> INFORMATION SHOWN:
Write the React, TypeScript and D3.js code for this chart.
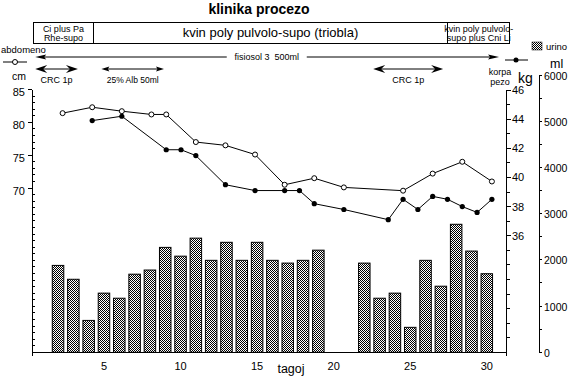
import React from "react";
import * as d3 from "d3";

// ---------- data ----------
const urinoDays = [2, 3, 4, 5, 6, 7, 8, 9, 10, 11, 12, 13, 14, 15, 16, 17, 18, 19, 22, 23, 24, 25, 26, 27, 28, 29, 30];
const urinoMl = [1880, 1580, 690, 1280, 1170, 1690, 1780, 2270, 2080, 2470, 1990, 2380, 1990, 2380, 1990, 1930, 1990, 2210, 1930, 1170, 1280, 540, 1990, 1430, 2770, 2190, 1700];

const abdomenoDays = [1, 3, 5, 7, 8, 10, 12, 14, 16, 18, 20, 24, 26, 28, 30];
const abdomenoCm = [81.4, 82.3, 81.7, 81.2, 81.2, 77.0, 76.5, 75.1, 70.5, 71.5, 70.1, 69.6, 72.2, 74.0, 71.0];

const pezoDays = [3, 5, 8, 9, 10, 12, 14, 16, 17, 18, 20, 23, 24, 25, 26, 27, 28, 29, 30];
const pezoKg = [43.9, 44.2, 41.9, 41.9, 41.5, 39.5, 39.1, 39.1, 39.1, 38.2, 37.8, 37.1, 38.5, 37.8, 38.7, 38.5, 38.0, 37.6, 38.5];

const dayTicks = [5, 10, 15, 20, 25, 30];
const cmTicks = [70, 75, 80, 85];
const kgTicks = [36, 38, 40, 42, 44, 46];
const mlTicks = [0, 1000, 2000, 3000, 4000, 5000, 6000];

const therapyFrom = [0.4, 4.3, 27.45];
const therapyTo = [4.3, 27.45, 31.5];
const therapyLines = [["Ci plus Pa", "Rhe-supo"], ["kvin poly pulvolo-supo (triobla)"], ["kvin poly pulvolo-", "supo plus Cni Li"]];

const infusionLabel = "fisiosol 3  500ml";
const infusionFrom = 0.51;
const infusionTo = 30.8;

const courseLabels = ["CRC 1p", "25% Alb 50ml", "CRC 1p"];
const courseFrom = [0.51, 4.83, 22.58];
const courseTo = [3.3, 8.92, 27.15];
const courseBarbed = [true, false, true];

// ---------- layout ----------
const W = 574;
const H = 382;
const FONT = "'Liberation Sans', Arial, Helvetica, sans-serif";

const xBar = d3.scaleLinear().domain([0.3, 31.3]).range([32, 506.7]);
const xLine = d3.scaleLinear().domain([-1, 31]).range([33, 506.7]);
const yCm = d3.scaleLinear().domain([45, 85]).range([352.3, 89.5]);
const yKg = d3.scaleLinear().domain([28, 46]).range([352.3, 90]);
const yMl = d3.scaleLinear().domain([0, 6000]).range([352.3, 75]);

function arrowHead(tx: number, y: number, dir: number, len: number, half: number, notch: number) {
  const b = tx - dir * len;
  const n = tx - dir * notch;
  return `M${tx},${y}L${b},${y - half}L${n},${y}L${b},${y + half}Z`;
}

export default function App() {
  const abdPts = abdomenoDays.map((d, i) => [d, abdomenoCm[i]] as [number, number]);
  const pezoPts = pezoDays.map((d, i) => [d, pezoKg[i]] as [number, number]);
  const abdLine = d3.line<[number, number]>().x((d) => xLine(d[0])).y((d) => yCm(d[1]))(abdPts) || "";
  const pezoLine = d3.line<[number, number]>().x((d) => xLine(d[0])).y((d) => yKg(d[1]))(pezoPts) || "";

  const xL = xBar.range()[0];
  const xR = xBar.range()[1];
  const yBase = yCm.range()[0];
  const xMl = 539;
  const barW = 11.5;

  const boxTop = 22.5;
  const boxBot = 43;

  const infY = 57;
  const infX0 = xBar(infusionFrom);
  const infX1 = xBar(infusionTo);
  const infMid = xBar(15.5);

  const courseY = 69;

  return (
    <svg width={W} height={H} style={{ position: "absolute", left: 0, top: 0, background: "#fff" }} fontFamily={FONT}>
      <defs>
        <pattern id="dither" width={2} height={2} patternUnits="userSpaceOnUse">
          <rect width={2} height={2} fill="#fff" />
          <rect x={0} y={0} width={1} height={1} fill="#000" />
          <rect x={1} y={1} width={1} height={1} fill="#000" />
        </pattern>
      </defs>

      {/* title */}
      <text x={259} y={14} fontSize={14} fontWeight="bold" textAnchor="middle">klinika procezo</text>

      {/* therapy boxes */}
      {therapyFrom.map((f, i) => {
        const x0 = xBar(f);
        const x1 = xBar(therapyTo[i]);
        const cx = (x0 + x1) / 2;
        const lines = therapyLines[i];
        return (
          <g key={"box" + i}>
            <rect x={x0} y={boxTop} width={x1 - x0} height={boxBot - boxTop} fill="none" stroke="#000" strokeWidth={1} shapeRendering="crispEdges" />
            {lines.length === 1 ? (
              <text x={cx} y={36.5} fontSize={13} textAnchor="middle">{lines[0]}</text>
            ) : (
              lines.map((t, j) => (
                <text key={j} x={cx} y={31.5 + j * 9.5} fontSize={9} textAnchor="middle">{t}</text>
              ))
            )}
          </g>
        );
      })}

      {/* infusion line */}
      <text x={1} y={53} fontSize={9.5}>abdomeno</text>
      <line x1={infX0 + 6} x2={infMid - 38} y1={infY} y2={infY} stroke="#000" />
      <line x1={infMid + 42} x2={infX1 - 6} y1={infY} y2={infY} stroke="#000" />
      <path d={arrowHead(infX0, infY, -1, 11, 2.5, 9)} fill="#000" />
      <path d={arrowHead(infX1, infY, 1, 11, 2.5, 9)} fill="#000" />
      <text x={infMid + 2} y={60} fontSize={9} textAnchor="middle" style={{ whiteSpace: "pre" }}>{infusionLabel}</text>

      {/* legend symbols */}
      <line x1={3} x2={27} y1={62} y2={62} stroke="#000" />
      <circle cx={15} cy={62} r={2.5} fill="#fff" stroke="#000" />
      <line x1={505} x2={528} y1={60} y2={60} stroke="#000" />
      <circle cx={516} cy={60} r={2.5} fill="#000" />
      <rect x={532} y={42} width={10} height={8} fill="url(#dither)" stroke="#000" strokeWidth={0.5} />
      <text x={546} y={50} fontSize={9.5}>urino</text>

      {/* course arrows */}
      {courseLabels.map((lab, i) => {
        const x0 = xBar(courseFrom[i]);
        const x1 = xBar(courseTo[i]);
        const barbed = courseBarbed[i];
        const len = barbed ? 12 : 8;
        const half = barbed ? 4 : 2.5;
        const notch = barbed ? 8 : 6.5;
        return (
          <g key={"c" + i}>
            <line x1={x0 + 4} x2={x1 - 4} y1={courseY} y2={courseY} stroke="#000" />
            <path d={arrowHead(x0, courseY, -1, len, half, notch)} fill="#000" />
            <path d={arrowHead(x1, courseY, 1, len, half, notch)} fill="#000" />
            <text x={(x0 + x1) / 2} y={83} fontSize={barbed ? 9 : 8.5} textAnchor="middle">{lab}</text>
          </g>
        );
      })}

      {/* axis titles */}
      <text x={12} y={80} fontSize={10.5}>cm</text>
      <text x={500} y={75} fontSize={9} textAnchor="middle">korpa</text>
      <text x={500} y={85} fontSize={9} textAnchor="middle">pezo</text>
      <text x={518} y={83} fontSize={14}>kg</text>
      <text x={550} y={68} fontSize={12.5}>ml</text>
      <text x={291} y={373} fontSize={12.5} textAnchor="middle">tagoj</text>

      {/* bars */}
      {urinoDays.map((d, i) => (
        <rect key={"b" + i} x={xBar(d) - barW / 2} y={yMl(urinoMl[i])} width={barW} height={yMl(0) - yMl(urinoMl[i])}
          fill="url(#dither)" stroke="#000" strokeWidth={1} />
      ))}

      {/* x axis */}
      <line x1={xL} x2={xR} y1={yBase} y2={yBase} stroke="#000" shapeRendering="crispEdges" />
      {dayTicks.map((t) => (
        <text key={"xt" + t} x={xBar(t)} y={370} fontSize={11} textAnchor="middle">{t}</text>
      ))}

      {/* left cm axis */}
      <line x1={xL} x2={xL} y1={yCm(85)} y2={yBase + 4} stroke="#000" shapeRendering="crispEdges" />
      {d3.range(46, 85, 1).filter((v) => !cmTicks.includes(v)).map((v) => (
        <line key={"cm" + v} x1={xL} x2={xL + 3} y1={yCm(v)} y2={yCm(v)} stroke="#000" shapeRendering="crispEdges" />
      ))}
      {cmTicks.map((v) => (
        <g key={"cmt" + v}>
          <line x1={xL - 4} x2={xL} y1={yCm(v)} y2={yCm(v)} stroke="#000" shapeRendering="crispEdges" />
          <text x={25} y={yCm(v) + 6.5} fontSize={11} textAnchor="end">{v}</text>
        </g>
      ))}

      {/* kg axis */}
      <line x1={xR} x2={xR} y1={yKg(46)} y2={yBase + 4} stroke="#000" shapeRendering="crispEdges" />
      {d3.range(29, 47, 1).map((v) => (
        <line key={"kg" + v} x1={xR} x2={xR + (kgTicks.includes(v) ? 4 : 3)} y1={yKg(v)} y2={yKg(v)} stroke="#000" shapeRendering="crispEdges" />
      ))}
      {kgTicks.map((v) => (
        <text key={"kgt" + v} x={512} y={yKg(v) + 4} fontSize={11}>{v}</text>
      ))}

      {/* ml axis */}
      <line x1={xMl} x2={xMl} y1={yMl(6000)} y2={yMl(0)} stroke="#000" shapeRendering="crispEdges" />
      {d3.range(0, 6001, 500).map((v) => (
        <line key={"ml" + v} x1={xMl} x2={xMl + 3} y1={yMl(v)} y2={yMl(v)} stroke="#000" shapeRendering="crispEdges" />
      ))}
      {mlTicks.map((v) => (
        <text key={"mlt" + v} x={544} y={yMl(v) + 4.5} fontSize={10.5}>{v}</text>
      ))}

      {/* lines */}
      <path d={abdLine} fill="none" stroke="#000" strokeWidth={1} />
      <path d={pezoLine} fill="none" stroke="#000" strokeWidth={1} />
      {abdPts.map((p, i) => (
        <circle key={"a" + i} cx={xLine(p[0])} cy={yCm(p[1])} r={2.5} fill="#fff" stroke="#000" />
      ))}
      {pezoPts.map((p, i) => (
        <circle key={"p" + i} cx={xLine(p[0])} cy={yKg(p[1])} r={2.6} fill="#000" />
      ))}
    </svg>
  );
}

> TASK REQUIREMENTS:
List all lines above in which the string "React" appears.

> RESPONSE TO THIS EXERCISE:
Write the React, TypeScript and D3.js code for this chart.
import React from "react";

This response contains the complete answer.